Implementing Progressive Disciplinary Action
Based on the investigation findings, the manager implements the appropriate step in the organization’s progressive disciplinary action model. This model provides corrective feedback and a clear path for improvement before resorting to severe consequences. Consistency in applying these steps across all employees is necessary to maintain fairness and avoid claims of bias.
A typical progression begins with a formal verbal warning, followed by a written warning placed in the employee’s file, documenting the incident and the required change in behavior. The written warning must specifically reference the policy violated, the date of the offense, and detail the potential next step if the behavior continues.
Corrective action meetings must be structured and professional, clearly stating the policy violated and the specific consequences. Managers should present the evidence gathered and provide the employee an opportunity to sign the warning documentation, acknowledging receipt. This documentation proves the employee was formally notified of the issue.

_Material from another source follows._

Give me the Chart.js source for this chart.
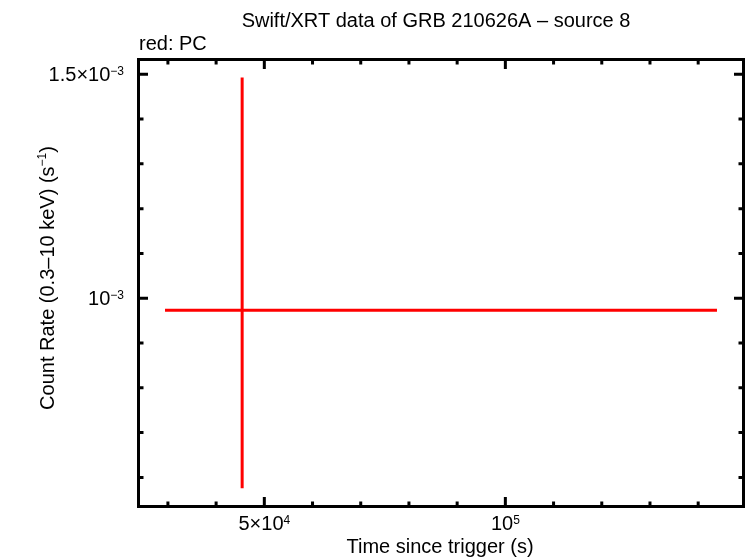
<!DOCTYPE html>
<html>
<head>
<meta charset="utf-8">
<script src="https://cdn.jsdelivr.net/npm/chart.js@4"></script>
<style>
  html, body { margin: 0; padding: 0; background: #fff; }
  #chart { display: block; }
</style>
</head>
<body>
<canvas id="chart" width="746" height="558"></canvas>
<script>
// Datos (PC, fuente 8)
const times = [45400];
const timeLo = [29400];
const timeHi = [143900];
const rates = [9.73e-4];
const rateLo = [5.76e-4];
const rateHi = [1.493e-3];

// Ejes y marcas
const xMin = 23900, xMax = 149400;
const yMin = 5.35e-4, yMax = 1.533e-3;
const xMajorTicks = [50000, 100000];
const xMajorLabels = [['5×10', '4'], ['10', '5']];
const xMinorTicks = [30000, 40000, 60000, 70000, 80000, 90000, 110000, 120000, 130000, 140000];
const yMajorTicks = [1.5e-3, 1e-3];
const yMajorLabels = [['1.5×10', '−3'], ['10', '−3']];
const yMinorTicks = [6e-4, 7e-4, 8e-4, 9e-4, 1.1e-3, 1.2e-3, 1.3e-3, 1.4e-3];

const FONT = '"Liberation Sans", Arial, Helvetica, sans-serif';
const RED = 'rgb(255, 0, 0)';

const errorBars = {
    id: 'errorBars',
    afterDatasetsDraw(chart) {
        const ctx = chart.ctx;
        const xs = chart.scales.x, ys = chart.scales.y;
        ctx.save();
        ctx.strokeStyle = RED;
        ctx.lineWidth = 3;
        times.forEach((t, i) => {
            const px = xs.getPixelForValue(t);
            const py = ys.getPixelForValue(rates[i]);
            ctx.beginPath();
            ctx.moveTo(xs.getPixelForValue(timeLo[i]), py);
            ctx.lineTo(xs.getPixelForValue(timeHi[i]), py);
            ctx.moveTo(px, ys.getPixelForValue(rateLo[i]));
            ctx.lineTo(px, ys.getPixelForValue(rateHi[i]));
            ctx.stroke();
        });
        ctx.restore();
    }
};

const frameAndText = {
    id: 'frameAndText',
    afterDraw(chart) {
        const ctx = chart.ctx;
        const a = chart.chartArea;
        const xs = chart.scales.x, ys = chart.scales.y;
        ctx.save();
        ctx.strokeStyle = '#000';
        ctx.fillStyle = '#000';
        ctx.lineWidth = 3;
        ctx.lineCap = 'butt';

        // marco
        ctx.strokeRect(a.left, a.top, a.right - a.left, a.bottom - a.top);

        // marcas hacia dentro
        const tick = (v, len, axis) => {
            ctx.beginPath();
            if (axis === 'x') {
                const p = xs.getPixelForValue(v);
                ctx.moveTo(p, a.bottom); ctx.lineTo(p, a.bottom - len);
                ctx.moveTo(p, a.top); ctx.lineTo(p, a.top + len);
            } else {
                const p = ys.getPixelForValue(v);
                ctx.moveTo(a.left, p); ctx.lineTo(a.left + len, p);
                ctx.moveTo(a.right, p); ctx.lineTo(a.right - len, p);
            }
            ctx.stroke();
        };
        xMajorTicks.forEach(v => tick(v, 9.5, 'x'));
        xMinorTicks.forEach(v => tick(v, 5, 'x'));
        yMajorTicks.forEach(v => tick(v, 9.5, 'y'));
        yMinorTicks.forEach(v => tick(v, 5, 'y'));

        const main = '20px ' + FONT;
        const sup = '12px ' + FONT;

        // etiquetas eje y
        yMajorTicks.forEach((v, i) => {
            const p = ys.getPixelForValue(v);
            const [m, s] = yMajorLabels[i];
            ctx.font = sup;
            const sw = ctx.measureText(s).width;
            ctx.textAlign = 'left';
            ctx.textBaseline = 'alphabetic';
            const right = 124;
            ctx.fillText(s, right - sw, p + 0.5);
            ctx.font = main;
            ctx.textAlign = 'right';
            ctx.fillText(m, right - sw, p + 6.5);
        });

        // etiquetas eje x
        xMajorTicks.forEach((v, i) => {
            const p = xs.getPixelForValue(v);
            const [m, s] = xMajorLabels[i];
            ctx.font = main;
            const mw = ctx.measureText(m).width;
            ctx.font = sup;
            const sw = ctx.measureText(s).width;
            const start = p - (mw + sw) / 2;
            ctx.textAlign = 'left';
            ctx.textBaseline = 'alphabetic';
            ctx.font = main;
            ctx.fillText(m, start, 529.5);
            ctx.font = sup;
            ctx.fillText(s, start + mw, 523.5);
        });

        // titulos
        ctx.font = main;
        ctx.textAlign = 'center';
        ctx.fillText('Swift/XRT data of GRB 210626A – source 8', 436, 26.5);
        ctx.fillText('Time since trigger (s)', 440, 553);
        ctx.textAlign = 'left';
        ctx.fillText('red: PC', 139, 49.5);

        // titulo eje y con superindice
        ctx.translate(53.5, 278);
        ctx.rotate(-Math.PI / 2);
        const yt = 'Count Rate (0.3–10 keV) (s';
        const ys1 = '−1';
        const ye = ')';
        ctx.font = main;
        const w1 = ctx.measureText(yt).width;
        const w3 = ctx.measureText(ye).width;
        ctx.font = sup;
        const w2 = ctx.measureText(ys1).width;
        let x0 = -(w1 + w2 + w3) / 2;
        ctx.font = main;
        ctx.fillText(yt, x0, 0);
        ctx.font = sup;
        ctx.fillText(ys1, x0 + w1, -7.5);
        ctx.font = main;
        ctx.fillText(ye, x0 + w1 + w2, 0);
        ctx.restore();
    }
};

new Chart(document.getElementById('chart'), {
    type: 'scatter',
    data: {
        datasets: [{
            label: 'PC',
            data: times.map((t, i) => ({ x: t, y: rates[i] })),
            pointRadius: 0,
            showLine: false,
        }],
    },
    options: {
        responsive: false,
        animation: false,
        devicePixelRatio: 1,
        layout: {
            padding: { left: 138.5, right: 2.5, top: 59.5, bottom: 51.5 },
        },
        plugins: {
            legend: { display: false },
            tooltip: { enabled: false },
        },
        scales: {
            x: { type: 'linear', min: xMin, max: xMax, display: false },
            y: { type: 'linear', min: yMin, max: yMax, display: false },
        },
    },
    plugins: [errorBars, frameAndText],
});
</script>
</body>
</html>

Subsequent violations lead to a final written warning, outlining that any further infractions will result in serious measures like suspension or termination. Termination is reserved as the final step, used only when prior interventions have failed or for egregious violations. This structured approach ensures every employee is given notice and an opportunity to modify their behavior before separation, safeguarding the process against legal challenges.
Addressing Underlying Causes and Preventing Recurrence
Managing current incidents is reactive; long-term resolution requires addressing the underlying systemic issues that allow disrespect to flourish. Managers should look beyond the individual infraction to identify organizational factors, such as poor communication channels or lack of role clarity, that may be contributing to staff frustration.
A core preventative measure involves clarifying the organizational code of conduct and ensuring all employees receive regular training on professional communication and conflict resolution techniques. These trainings should detail specific examples of unacceptable behavior so that expectations are unequivocal.
Management training is important, focusing on coaching leaders to deliver constructive feedback and address minor issues before they escalate. Leaders must model the professional behavior they expect from their teams, establishing a clear behavioral benchmark.
Fostering a culture of psychological safety is necessary, where employees feel comfortable offering upward feedback without fear of reprisal. When staff feel heard, the likelihood of passive resistance or disruptive behavior decreases, improving overall engagement.
Organizations should periodically review and update policies to ensure they are current and consistently enforced. Proactively investing in clear structure and a respectful feedback culture reduces the frequency of disrespectful behavior and shifts the focus from reactive discipline to sustained positive engagement.